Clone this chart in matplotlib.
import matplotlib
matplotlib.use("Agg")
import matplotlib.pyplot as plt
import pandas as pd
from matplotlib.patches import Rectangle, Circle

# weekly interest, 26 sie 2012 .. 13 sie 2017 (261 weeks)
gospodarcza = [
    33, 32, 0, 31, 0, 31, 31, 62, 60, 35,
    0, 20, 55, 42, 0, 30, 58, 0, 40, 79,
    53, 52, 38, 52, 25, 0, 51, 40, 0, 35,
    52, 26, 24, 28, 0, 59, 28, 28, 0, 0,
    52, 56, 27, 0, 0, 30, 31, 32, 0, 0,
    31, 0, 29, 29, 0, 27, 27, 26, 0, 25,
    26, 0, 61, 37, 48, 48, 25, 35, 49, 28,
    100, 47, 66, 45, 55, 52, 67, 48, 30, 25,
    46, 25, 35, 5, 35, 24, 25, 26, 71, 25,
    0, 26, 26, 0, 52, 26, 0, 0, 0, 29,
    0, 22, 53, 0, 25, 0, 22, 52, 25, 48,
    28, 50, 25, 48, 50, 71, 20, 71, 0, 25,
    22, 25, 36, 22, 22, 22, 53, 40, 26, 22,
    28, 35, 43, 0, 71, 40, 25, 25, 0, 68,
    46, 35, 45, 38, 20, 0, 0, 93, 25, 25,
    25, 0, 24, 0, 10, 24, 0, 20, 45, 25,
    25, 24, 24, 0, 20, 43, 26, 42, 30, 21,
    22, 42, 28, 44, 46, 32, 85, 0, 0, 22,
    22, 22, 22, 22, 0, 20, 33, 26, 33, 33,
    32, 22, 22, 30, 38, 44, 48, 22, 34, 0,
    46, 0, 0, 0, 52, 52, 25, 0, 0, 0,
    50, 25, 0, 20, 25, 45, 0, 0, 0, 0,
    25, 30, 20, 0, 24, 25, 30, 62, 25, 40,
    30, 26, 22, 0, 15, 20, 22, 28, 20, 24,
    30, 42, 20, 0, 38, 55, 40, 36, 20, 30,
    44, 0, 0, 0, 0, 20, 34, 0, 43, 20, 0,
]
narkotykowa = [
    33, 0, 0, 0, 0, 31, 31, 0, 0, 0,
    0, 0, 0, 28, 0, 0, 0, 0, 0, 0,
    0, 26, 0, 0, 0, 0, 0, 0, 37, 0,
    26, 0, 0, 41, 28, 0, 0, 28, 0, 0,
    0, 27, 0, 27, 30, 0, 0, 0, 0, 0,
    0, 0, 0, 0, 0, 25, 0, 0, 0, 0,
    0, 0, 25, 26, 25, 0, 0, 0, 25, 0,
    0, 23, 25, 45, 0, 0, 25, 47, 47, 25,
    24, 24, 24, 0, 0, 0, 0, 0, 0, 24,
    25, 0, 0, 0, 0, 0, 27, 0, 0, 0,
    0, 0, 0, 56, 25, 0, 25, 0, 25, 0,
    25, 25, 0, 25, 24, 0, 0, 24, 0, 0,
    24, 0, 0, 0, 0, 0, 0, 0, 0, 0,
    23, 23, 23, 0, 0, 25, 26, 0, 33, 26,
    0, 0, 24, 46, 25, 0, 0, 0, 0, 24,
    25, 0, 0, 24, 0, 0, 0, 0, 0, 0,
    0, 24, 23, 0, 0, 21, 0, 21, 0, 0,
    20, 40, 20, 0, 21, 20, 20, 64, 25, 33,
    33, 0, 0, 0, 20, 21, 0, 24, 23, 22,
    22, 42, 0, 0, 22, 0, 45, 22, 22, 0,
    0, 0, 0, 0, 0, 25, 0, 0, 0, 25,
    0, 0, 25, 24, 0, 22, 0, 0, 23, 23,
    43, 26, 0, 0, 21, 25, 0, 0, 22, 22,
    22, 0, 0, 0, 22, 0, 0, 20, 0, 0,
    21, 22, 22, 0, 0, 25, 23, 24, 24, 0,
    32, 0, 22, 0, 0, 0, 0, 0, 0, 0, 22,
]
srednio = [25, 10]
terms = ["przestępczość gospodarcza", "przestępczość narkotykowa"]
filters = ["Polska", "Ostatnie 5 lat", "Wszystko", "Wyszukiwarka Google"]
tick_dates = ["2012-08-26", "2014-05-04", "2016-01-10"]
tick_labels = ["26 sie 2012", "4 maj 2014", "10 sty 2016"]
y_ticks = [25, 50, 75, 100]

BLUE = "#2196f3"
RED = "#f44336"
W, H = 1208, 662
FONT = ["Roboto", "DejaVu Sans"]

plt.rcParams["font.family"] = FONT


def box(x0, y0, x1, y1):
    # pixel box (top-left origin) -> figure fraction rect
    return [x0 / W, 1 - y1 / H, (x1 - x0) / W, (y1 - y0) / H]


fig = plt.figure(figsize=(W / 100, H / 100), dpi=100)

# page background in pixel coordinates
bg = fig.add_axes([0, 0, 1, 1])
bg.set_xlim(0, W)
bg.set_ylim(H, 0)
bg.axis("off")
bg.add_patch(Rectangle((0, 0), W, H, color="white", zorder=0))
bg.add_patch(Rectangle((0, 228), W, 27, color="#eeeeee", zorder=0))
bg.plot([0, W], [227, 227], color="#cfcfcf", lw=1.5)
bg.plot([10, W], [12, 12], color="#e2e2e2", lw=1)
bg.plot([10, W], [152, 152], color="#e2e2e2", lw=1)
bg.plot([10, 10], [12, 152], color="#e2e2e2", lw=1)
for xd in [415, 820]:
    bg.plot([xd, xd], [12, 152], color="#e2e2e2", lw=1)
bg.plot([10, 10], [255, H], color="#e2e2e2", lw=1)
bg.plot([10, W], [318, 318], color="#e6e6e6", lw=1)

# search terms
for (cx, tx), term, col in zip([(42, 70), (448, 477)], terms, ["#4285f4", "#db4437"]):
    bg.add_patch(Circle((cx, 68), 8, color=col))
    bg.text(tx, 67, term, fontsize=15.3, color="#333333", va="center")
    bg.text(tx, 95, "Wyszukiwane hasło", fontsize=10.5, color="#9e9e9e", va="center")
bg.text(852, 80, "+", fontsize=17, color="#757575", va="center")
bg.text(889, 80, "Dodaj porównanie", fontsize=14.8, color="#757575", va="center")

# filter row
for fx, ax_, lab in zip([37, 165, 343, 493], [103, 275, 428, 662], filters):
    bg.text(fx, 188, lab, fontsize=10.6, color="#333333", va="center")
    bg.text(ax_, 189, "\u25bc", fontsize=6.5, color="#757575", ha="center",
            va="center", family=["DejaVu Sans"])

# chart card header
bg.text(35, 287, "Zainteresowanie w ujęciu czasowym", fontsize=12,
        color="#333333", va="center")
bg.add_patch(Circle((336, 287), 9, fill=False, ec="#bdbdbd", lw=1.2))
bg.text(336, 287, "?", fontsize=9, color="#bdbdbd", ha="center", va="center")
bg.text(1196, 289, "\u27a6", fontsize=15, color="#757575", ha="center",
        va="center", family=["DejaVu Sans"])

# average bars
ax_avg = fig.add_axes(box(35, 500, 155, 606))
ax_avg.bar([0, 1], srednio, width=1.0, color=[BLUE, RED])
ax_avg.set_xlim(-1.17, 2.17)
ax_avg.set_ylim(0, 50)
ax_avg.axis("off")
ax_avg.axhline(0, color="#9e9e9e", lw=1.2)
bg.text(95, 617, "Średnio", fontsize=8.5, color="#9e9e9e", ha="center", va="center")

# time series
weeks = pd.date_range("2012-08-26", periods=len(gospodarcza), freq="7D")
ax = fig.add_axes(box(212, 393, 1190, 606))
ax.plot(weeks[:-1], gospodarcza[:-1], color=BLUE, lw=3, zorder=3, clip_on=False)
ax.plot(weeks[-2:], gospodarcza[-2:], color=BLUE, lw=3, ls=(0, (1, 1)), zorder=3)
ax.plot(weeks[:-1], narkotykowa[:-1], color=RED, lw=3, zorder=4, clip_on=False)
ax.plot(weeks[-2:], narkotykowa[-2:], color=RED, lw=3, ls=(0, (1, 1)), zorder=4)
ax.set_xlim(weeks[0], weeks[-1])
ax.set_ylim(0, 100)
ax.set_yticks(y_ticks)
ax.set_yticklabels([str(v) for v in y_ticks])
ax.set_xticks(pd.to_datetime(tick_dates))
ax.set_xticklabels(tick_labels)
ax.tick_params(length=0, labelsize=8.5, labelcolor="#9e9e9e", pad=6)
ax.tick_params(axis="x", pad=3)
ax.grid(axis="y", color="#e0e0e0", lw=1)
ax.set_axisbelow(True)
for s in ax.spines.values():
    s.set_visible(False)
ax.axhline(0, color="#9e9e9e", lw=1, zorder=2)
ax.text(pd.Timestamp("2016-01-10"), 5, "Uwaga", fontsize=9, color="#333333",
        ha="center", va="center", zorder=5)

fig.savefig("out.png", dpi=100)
==================================================
Reproduce verbatim only this range: the first line of the material through the line that contains "from matplotlib.patches import", inclusive.

● **Task result**
Clone this chart in matplotlib.
import matplotlib
matplotlib.use("Agg")
import matplotlib.pyplot as plt
import pandas as pd
from matplotlib.patches import Rectangle, Circle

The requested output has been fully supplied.